— start Provided material —
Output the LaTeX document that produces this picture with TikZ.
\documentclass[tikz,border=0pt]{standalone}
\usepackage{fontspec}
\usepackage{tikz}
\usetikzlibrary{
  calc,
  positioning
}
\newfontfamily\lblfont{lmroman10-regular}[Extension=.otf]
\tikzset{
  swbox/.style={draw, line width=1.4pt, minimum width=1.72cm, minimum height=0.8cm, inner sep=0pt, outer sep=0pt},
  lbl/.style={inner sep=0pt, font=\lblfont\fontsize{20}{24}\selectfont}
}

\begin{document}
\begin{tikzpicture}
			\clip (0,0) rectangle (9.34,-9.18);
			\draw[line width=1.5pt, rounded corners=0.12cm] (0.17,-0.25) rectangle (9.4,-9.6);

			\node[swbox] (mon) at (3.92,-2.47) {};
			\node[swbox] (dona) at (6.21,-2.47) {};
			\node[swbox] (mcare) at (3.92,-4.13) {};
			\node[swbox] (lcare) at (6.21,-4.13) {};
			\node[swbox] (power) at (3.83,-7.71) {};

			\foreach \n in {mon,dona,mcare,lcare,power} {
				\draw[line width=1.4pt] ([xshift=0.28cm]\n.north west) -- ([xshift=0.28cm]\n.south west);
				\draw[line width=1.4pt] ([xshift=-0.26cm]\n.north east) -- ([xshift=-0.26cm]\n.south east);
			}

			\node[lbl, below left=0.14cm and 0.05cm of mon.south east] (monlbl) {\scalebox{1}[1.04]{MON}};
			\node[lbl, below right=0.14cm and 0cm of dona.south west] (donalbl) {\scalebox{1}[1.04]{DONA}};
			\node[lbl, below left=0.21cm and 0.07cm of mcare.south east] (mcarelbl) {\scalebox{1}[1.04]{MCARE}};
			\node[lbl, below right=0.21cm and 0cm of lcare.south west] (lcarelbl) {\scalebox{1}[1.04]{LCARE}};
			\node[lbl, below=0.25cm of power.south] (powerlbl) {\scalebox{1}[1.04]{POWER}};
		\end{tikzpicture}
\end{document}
— end Provided material —
Everything from the first line of the material through the line containing "(0.17,-0.25) rectangle (9.4,-9.6);" is to be printed exactly; lines after that are to be left out.

*Written reply:*
Output the LaTeX document that produces this picture with TikZ.
\documentclass[tikz,border=0pt]{standalone}
\usepackage{fontspec}
\usepackage{tikz}
\usetikzlibrary{
  calc,
  positioning
}
\newfontfamily\lblfont{lmroman10-regular}[Extension=.otf]
\tikzset{
  swbox/.style={draw, line width=1.4pt, minimum width=1.72cm, minimum height=0.8cm, inner sep=0pt, outer sep=0pt},
  lbl/.style={inner sep=0pt, font=\lblfont\fontsize{20}{24}\selectfont}
}

\begin{document}
\begin{tikzpicture}
			\clip (0,0) rectangle (9.34,-9.18);
			\draw[line width=1.5pt, rounded corners=0.12cm] (0.17,-0.25) rectangle (9.4,-9.6);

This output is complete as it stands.